St Andrä's church and a little history
The quarter takes its name and its centre from the parish church of St Andrä, which presides over Mirabellplatz at the edge of the market square — a reminder that this was a settled part of the right bank long before it became a practical modern neighbourhood. It is not a headline monument on the scale of the cathedral, but it anchors the quarter and marks the threshold between the formal world of Mirabell to the south and the workaday streets to the north.

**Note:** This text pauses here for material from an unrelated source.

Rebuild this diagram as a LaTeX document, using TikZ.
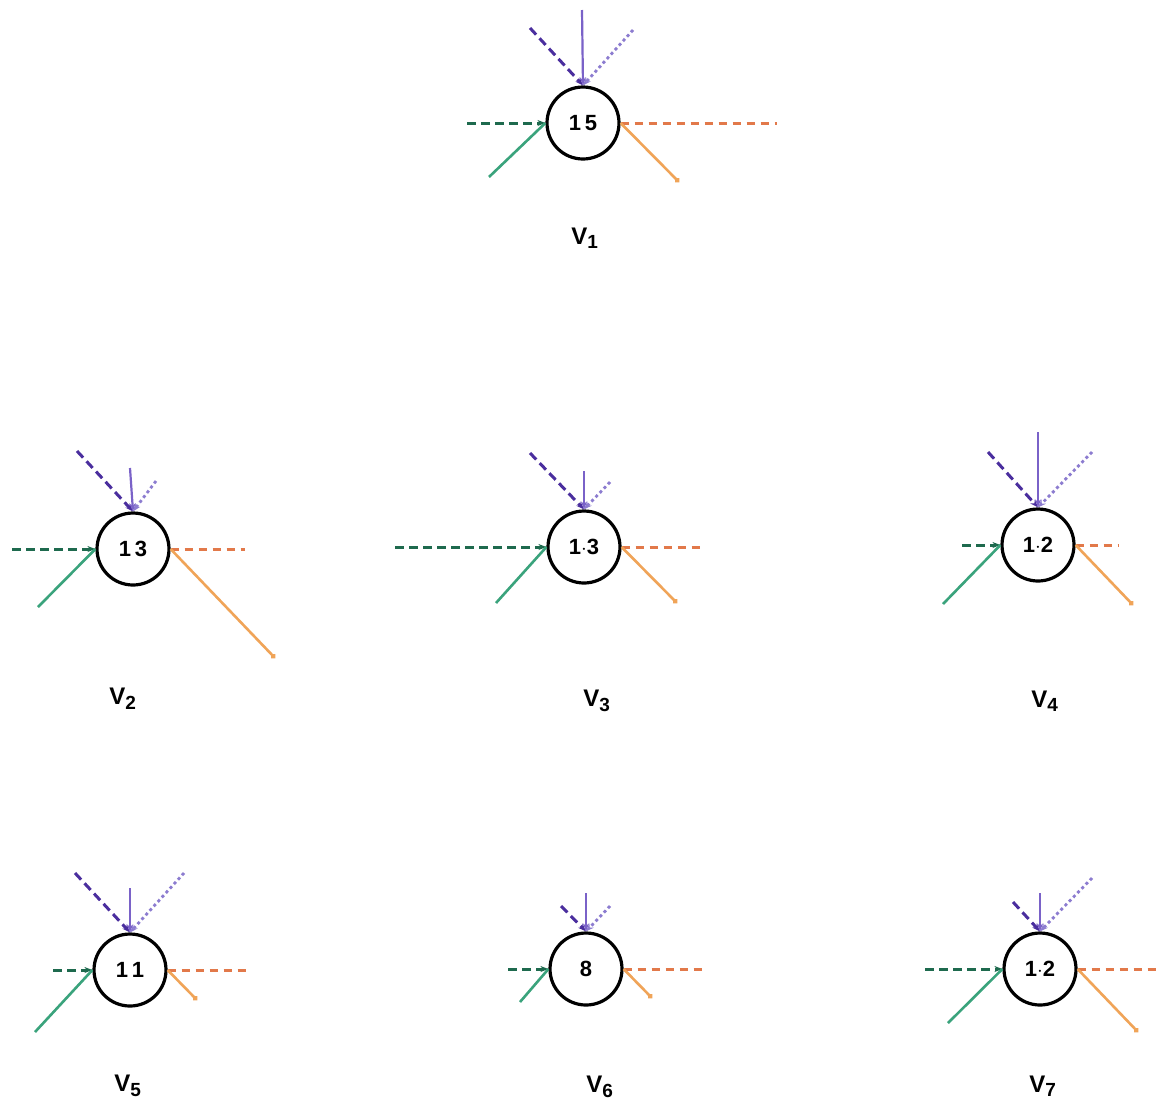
\documentclass[tikz,border=0pt]{standalone}
\usepackage{fontspec}
\setmainfont{Liberation Sans}
\usetikzlibrary{arrows.meta}
\definecolor{pdash}{HTML}{4A2E9E}
\definecolor{psolid}{HTML}{7A62C8}
\definecolor{pdot}{HTML}{8C7CD0}
\definecolor{gdash}{HTML}{1E6A4E}
\definecolor{gsolid}{HTML}{3AA37C}
\definecolor{odash}{HTML}{E2794A}
\definecolor{osolid}{HTML}{F0A458}
\tikzset{
  vert/.style={circle, draw=black, line width=3.2pt, minimum size=72pt, inner sep=0pt, font=\fontsize{22}{22}\selectfont\bfseries},
  vlabel/.style={font=\fontsize{24}{24}\selectfont\bfseries},
  pd/.style={pdash, line width=3pt, dash pattern=on 9pt off 5pt, -{Stealth[length=8pt,width=6pt]}},
  ps/.style={psolid, line width=2.2pt, -{Stealth[length=8pt,width=6pt]}},
  pt/.style={pdot, line width=2.8pt, dash pattern=on 3pt off 3pt, -{Stealth[length=8pt,width=6pt]}},
  gd/.style={gdash, line width=3pt, dash pattern=on 9pt off 5pt, -{Stealth[length=8pt,width=6pt]}},
  gs/.style={gsolid, line width=2.6pt},
  od/.style={odash, line width=3pt, dash pattern=on 8pt off 6pt},
  os/.style={osolid, line width=2.6pt, -{Circle[length=5pt]}},
}
\newcommand{\vl}[1]{V\textsubscript{\fontsize{19}{19}\selectfont #1}}
\begin{document}
\begin{tikzpicture}[x=1pt,y=-1pt]
\useasboundingbox (0,0) rectangle (1161,1104);
\fill[white] (0,0) rectangle (1161,1104);

% V1
\node[vert] (v1) at (583,123) {1\,5};
\coordinate (v1p1) at (530,28); \coordinate (v1p2) at (582,10); \coordinate (v1p3) at (633,30);
\coordinate (v1g1) at (467,123); \coordinate (v1g2) at (489,177);
\coordinate (v1o1) at (777,123); \coordinate (v1o2) at (679,182);
\draw[pd] (v1p1) -- (v1.north);
\draw[pt] (v1p3) -- (v1.north);
\draw[ps] (v1p2) -- (v1.north);
\draw[gd] (v1g1) -- (v1.west);
\draw[gs] (v1g2) -- (v1.west);
\draw[od] (v1.east) -- (v1o1);
\draw[os] (v1.east) -- (v1o2);
\node[vlabel] (l1) at (585,238) {\vl{1}};

% V2
\node[vert] (v2) at (133,549) {1\,3};
\coordinate (v2p1) at (77,451); \coordinate (v2p2) at (130,468); \coordinate (v2p3) at (156,481);
\coordinate (v2g1) at (12,549); \coordinate (v2g2) at (38,607);
\coordinate (v2o1) at (245,549); \coordinate (v2o2) at (275,658);
\draw[pd] (v2p1) -- (v2.north);
\draw[pt] (v2p3) -- (v2.north);
\draw[ps] (v2p2) -- (v2.north);
\draw[gd] (v2g1) -- (v2.west);
\draw[gs] (v2g2) -- (v2.west);
\draw[od] (v2.east) -- (v2o1);
\draw[os] (v2.east) -- (v2o2);
\node[vlabel] (l2) at (123,699) {\vl{2}};

% V3
\node[vert] (v3) at (584,547) {1$\cdot$3};
\coordinate (v3p1) at (530,453); \coordinate (v3p2) at (584,471); \coordinate (v3p3) at (610,482);
\coordinate (v3g1) at (395,547); \coordinate (v3g2) at (496,603);
\coordinate (v3o1) at (702,547); \coordinate (v3o2) at (677,603);
\draw[pd] (v3p1) -- (v3.north);
\draw[pt] (v3p3) -- (v3.north);
\draw[ps] (v3p2) -- (v3.north);
\draw[gd] (v3g1) -- (v3.west);
\draw[gs] (v3g2) -- (v3.west);
\draw[od] (v3.east) -- (v3o1);
\draw[os] (v3.east) -- (v3o2);
\node[vlabel] (l3) at (597,701) {\vl{3}};

% V4
\node[vert] (v4) at (1038,545) {1$\cdot$2};
\coordinate (v4p1) at (988,452); \coordinate (v4p2) at (1038,432); \coordinate (v4p3) at (1092,452);
\coordinate (v4g1) at (962,545); \coordinate (v4g2) at (943,604);
\coordinate (v4o1) at (1118,545); \coordinate (v4o2) at (1133,605);
\draw[pd] (v4p1) -- (v4.north);
\draw[pt] (v4p3) -- (v4.north);
\draw[ps] (v4p2) -- (v4.north);
\draw[gd] (v4g1) -- (v4.west);
\draw[gs] (v4g2) -- (v4.west);
\draw[od] (v4.east) -- (v4o1);
\draw[os] (v4.east) -- (v4o2);
\node[vlabel] (l4) at (1045,701) {\vl{4}};

% V5
\node[vert] (v5) at (130,970) {1\,1};
\coordinate (v5p1) at (75,873); \coordinate (v5p2) at (130,888); \coordinate (v5p3) at (184,873);
\coordinate (v5g1) at (53,970); \coordinate (v5g2) at (35,1032);
\coordinate (v5o1) at (249,970); \coordinate (v5o2) at (197,1000);
\draw[pd] (v5p1) -- (v5.north);
\draw[pt] (v5p3) -- (v5.north);
\draw[ps] (v5p2) -- (v5.north);
\draw[gd] (v5g1) -- (v5.west);
\draw[gs] (v5g2) -- (v5.west);
\draw[od] (v5.east) -- (v5o1);
\draw[os] (v5.east) -- (v5o2);
\node[vlabel] (l5) at (128,1086) {\vl{5}};

% V6
\node[vert] (v6) at (586,969) {8};
\coordinate (v6p1) at (561,906); \coordinate (v6p2) at (586,893); \coordinate (v6p3) at (610,906);
\coordinate (v6g1) at (508,969); \coordinate (v6g2) at (520,1002);
\coordinate (v6o1) at (702,969); \coordinate (v6o2) at (652,998);
\draw[pd] (v6p1) -- (v6.north);
\draw[pt] (v6p3) -- (v6.north);
\draw[ps] (v6p2) -- (v6.north);
\draw[gd] (v6g1) -- (v6.west);
\draw[gs] (v6g2) -- (v6.west);
\draw[od] (v6.east) -- (v6o1);
\draw[os] (v6.east) -- (v6o2);
\node[vlabel] (l6) at (600,1087) {\vl{6}};

% V7
\node[vert] (v7) at (1040,969) {1$\cdot$2};
\coordinate (v7p1) at (1013,902); \coordinate (v7p2) at (1040,893); \coordinate (v7p3) at (1092,878);
\coordinate (v7g1) at (925,969); \coordinate (v7g2) at (948,1023);
\coordinate (v7o1) at (1160,969); \coordinate (v7o2) at (1138,1032);
\draw[pd] (v7p1) -- (v7.north);
\draw[pt] (v7p3) -- (v7.north);
\draw[ps] (v7p2) -- (v7.north);
\draw[gd] (v7g1) -- (v7.west);
\draw[gs] (v7g2) -- (v7.west);
\draw[od] (v7.east) -- (v7o1);
\draw[os] (v7.east) -- (v7o2);
\node[vlabel] (l7) at (1043,1086) {\vl{7}};
\end{tikzpicture}
\end{document}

Walk a little further and the historical threads multiply: the nearby St Sebastian's church and cemetery, where members of the Mozart family are buried, lie just towards Linzergasse, and the whole right bank carries its own quieter heritage in the shadow of the famous left bank. The Andräviertel is the part of that story that is still being lived rather than preserved — which gives a stay here a different, more grounded texture.
Staying here: who it suits
The Andräviertel is a smart base for a particular kind of traveller. If you value being close to the station for day trips, want a calmer and cheaper night than the famous quarters offer, and like the idea of waking up in a real neighbourhood with a market and good coffee on the doorstep, it delivers all of that within a short, flat walk of Mirabell and the Old Town. Repeat visitors and longer-stay travellers, in particular, often find it the most comfortable and best-value part of the central city.
The trade-off is honest and simple: you don't step out of your door into the postcard. There is no fortress view from the window, no cathedral square beneath your room. If the romance of sleeping inside a World Heritage site is the whole point of your trip, base yourself in the Altstadt and visit the Andräviertel for its market and cafés instead. If you'd rather spend on dinner than on a view, and like your travel grounded in everyday life, this quarter is one of Salzburg's quiet wins.